Without the pictures, extract every line from the start of the material to the line containing "from matplotlib.ticker import FuncFormatter", both ends included.

• Supplied material:
★ ★ ★ ★ ★

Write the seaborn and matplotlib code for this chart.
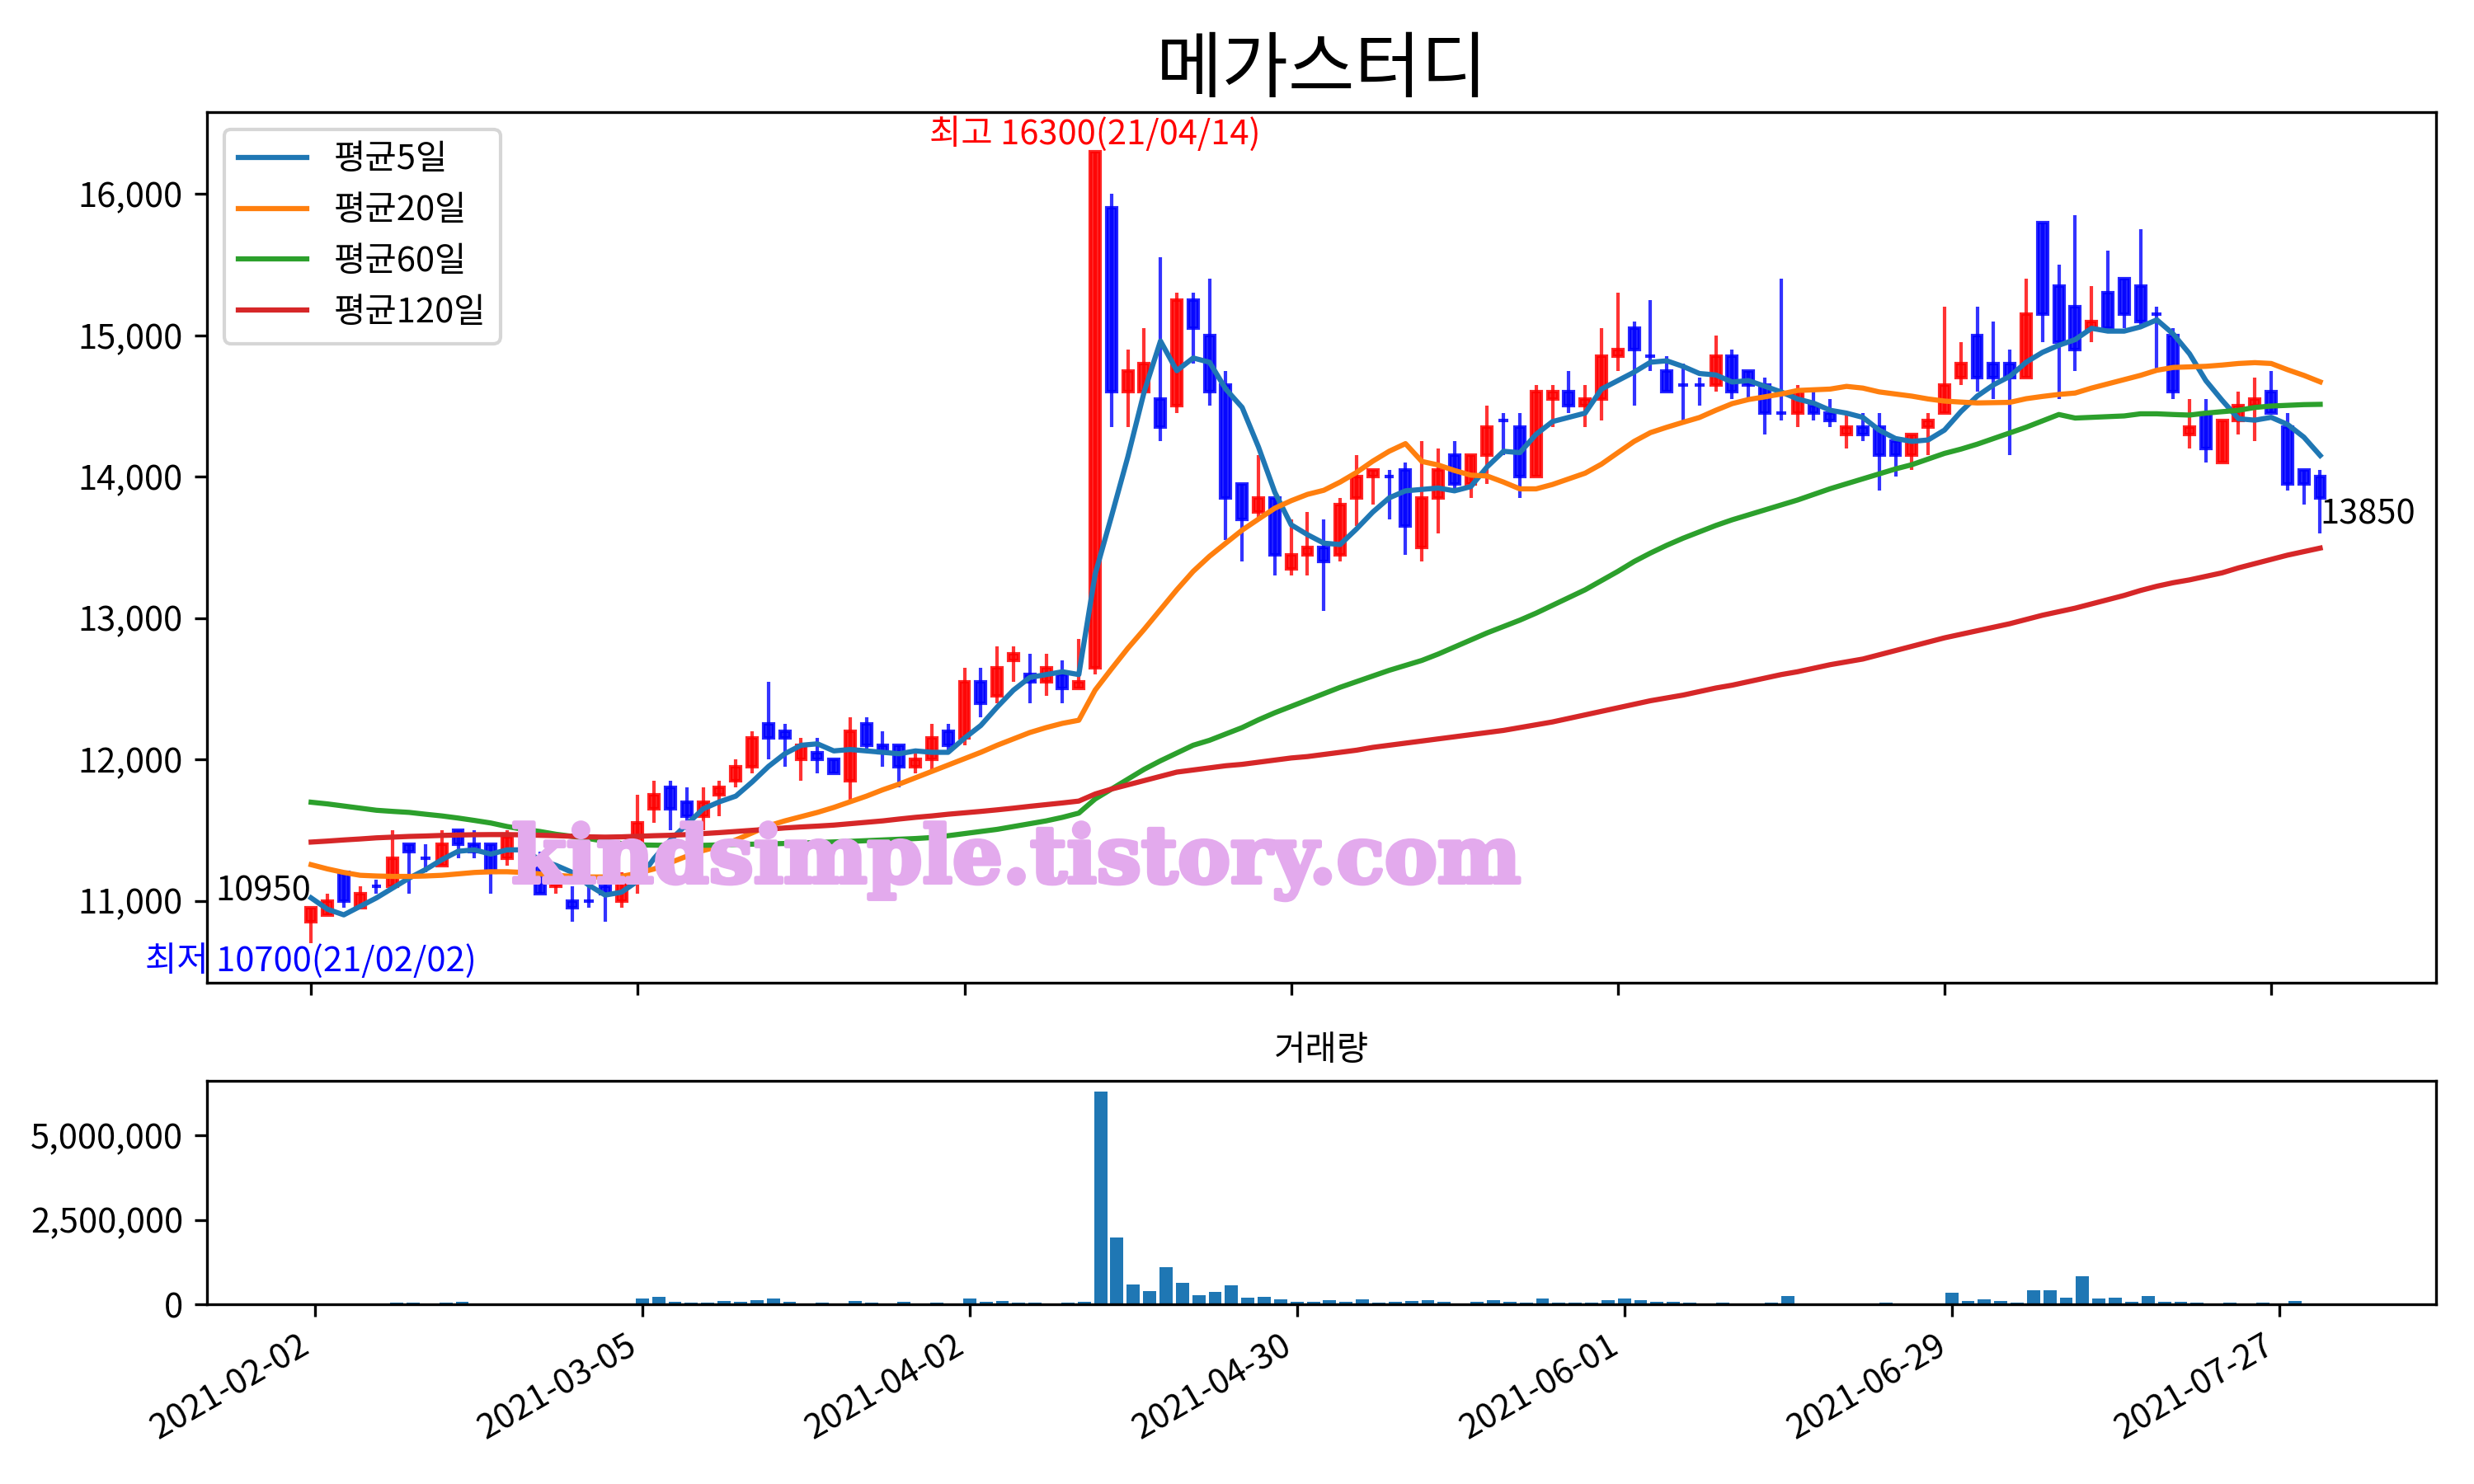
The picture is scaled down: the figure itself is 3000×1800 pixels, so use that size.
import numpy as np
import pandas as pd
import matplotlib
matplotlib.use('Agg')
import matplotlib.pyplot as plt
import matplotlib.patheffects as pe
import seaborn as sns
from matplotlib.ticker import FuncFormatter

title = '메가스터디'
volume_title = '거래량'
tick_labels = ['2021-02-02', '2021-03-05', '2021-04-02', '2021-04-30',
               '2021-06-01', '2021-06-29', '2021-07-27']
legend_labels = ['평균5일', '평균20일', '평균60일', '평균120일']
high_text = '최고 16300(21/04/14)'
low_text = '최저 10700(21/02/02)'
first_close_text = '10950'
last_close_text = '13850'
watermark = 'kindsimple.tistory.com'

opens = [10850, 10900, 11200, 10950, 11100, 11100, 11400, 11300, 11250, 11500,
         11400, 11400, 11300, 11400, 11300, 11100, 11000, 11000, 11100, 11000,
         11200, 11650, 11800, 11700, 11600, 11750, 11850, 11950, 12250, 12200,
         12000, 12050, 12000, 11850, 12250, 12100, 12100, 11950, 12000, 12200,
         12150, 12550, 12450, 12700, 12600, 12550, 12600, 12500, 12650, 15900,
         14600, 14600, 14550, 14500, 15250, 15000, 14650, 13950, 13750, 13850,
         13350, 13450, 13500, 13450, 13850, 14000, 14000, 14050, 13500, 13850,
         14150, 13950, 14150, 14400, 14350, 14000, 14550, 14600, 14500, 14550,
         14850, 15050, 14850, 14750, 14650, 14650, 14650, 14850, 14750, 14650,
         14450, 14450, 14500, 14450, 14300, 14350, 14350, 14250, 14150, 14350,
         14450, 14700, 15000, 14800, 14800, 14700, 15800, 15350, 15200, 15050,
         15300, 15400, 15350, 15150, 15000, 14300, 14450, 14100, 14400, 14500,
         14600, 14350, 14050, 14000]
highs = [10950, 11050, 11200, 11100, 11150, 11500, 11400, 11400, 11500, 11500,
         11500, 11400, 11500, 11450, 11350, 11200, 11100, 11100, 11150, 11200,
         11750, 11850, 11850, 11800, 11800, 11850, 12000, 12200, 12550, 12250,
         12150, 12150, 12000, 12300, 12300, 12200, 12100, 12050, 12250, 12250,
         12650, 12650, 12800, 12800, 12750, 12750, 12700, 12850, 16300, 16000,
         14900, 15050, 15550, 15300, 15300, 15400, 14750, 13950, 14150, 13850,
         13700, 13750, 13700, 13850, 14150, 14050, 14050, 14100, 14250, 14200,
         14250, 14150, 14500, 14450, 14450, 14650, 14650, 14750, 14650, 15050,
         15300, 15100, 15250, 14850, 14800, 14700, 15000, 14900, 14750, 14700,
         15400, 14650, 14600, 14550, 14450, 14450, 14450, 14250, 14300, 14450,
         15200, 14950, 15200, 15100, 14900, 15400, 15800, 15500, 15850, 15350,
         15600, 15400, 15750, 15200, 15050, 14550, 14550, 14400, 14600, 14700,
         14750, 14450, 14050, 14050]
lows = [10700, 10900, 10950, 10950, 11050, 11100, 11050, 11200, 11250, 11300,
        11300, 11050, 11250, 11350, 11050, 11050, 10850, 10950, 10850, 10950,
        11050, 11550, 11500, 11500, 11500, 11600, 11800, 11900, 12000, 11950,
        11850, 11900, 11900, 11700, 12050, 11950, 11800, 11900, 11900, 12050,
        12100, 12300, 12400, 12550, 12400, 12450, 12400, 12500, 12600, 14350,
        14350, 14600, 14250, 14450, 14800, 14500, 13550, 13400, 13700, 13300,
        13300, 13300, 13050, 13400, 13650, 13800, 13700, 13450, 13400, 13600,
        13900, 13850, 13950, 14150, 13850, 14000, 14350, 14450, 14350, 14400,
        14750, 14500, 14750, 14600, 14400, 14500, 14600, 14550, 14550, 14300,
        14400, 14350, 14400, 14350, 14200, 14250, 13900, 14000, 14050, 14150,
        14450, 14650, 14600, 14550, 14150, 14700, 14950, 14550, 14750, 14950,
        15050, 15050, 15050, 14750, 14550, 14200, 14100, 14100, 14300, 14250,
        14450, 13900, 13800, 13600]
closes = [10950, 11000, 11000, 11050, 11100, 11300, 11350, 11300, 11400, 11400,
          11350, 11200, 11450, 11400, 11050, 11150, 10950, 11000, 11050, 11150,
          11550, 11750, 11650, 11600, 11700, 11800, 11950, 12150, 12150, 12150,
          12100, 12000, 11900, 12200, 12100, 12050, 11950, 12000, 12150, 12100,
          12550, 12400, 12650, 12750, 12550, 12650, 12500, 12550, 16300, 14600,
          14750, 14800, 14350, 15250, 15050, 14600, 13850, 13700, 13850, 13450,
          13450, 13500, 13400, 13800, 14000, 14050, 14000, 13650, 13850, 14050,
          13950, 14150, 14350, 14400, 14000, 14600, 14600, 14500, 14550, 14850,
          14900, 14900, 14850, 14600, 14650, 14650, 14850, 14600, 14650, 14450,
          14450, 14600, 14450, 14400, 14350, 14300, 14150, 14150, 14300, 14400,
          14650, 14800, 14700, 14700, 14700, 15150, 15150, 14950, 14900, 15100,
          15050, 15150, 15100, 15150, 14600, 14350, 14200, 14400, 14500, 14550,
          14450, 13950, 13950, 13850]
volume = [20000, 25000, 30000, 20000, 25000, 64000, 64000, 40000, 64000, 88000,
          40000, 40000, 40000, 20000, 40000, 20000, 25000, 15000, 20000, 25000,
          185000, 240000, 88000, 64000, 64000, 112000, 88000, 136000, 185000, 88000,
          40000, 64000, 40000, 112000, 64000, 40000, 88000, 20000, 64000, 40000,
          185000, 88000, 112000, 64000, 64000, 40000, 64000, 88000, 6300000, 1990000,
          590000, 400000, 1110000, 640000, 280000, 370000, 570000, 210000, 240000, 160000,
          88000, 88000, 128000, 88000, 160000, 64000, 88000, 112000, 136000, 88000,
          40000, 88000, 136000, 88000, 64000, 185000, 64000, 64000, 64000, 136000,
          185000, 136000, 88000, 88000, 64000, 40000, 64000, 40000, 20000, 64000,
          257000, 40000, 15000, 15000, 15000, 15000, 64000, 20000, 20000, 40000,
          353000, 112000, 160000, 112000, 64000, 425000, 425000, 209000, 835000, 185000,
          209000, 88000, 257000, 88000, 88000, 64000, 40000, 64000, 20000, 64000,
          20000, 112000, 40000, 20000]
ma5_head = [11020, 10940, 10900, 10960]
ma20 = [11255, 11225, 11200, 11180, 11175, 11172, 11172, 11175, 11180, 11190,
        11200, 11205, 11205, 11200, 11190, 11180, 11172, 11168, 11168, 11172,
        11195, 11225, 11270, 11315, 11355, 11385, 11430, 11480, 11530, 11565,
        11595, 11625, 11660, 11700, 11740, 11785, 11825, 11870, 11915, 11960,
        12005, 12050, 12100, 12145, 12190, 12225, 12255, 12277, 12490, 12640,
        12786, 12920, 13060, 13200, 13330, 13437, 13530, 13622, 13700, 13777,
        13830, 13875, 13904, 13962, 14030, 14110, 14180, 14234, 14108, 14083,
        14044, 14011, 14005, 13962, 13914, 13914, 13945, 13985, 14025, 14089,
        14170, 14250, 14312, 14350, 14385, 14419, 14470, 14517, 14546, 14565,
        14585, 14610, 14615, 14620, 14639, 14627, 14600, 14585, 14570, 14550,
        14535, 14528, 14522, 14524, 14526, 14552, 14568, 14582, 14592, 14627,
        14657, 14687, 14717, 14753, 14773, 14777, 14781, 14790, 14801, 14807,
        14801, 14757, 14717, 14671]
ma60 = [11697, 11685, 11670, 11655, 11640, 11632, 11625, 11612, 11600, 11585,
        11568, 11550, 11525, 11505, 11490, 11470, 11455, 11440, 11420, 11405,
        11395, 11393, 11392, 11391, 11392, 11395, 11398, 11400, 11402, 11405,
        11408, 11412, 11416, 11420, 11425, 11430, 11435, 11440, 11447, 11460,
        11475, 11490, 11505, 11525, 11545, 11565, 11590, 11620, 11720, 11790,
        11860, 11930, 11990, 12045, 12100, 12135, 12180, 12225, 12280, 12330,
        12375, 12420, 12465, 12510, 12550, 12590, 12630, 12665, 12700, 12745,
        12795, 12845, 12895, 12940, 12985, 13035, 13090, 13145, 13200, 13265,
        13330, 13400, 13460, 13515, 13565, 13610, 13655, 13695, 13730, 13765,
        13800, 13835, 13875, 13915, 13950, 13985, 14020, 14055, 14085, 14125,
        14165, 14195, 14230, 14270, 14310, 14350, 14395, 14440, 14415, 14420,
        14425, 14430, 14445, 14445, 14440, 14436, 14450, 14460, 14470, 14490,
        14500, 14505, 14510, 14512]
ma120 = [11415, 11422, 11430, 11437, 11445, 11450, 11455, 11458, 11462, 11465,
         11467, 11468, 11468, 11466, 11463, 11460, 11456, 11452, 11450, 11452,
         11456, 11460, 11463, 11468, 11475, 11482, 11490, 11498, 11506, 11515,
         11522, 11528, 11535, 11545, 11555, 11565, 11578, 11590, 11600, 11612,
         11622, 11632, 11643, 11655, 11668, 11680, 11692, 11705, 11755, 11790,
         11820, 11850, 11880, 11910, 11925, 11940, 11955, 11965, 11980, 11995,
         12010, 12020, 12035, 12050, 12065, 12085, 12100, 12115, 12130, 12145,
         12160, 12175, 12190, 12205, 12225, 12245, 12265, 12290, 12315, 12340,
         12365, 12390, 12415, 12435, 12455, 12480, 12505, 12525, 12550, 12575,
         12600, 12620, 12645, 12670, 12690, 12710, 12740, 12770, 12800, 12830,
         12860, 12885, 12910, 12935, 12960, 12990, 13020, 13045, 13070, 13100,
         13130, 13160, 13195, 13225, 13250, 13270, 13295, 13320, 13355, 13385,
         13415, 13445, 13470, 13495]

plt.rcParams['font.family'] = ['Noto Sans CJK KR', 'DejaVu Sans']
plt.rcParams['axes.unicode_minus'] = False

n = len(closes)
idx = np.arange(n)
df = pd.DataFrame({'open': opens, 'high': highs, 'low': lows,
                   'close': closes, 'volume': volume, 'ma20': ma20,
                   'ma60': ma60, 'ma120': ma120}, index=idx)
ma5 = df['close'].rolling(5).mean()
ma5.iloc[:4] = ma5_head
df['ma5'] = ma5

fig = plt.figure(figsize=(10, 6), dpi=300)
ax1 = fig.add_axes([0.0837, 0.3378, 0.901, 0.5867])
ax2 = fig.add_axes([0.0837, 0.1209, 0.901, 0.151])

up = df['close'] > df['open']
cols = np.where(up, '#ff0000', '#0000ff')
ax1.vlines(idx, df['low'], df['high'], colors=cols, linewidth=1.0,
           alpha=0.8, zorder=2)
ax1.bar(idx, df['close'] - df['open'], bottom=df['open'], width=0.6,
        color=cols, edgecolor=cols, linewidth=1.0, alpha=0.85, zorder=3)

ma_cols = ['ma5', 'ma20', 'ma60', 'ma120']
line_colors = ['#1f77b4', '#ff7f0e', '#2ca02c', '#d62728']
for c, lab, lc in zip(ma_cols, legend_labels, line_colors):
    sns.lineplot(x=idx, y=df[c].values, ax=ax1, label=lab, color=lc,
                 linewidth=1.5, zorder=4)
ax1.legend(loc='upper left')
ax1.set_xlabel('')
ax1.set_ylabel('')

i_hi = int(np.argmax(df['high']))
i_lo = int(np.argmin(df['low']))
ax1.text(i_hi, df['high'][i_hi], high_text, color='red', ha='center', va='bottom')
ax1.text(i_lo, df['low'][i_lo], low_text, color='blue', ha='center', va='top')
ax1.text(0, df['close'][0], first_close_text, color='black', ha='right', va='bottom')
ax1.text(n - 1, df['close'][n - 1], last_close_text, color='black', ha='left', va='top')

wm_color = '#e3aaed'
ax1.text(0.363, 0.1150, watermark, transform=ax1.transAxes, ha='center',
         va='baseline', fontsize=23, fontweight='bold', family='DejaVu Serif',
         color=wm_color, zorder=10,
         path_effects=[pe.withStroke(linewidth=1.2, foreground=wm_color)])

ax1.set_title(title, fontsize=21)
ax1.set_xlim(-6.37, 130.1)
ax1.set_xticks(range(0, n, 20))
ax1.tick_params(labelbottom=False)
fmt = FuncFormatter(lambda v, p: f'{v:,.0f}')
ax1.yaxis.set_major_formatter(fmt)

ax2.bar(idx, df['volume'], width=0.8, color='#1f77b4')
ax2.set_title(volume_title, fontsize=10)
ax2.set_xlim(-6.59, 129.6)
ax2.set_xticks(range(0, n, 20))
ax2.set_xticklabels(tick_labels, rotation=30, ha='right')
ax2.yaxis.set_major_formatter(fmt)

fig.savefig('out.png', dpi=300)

★ ★ ★ ★ ★

• Exercise result:
Write the seaborn and matplotlib code for this chart.
The picture is scaled down: the figure itself is 3000×1800 pixels, so use that size.
import numpy as np
import pandas as pd
import matplotlib
matplotlib.use('Agg')
import matplotlib.pyplot as plt
import matplotlib.patheffects as pe
import seaborn as sns
from matplotlib.ticker import FuncFormatter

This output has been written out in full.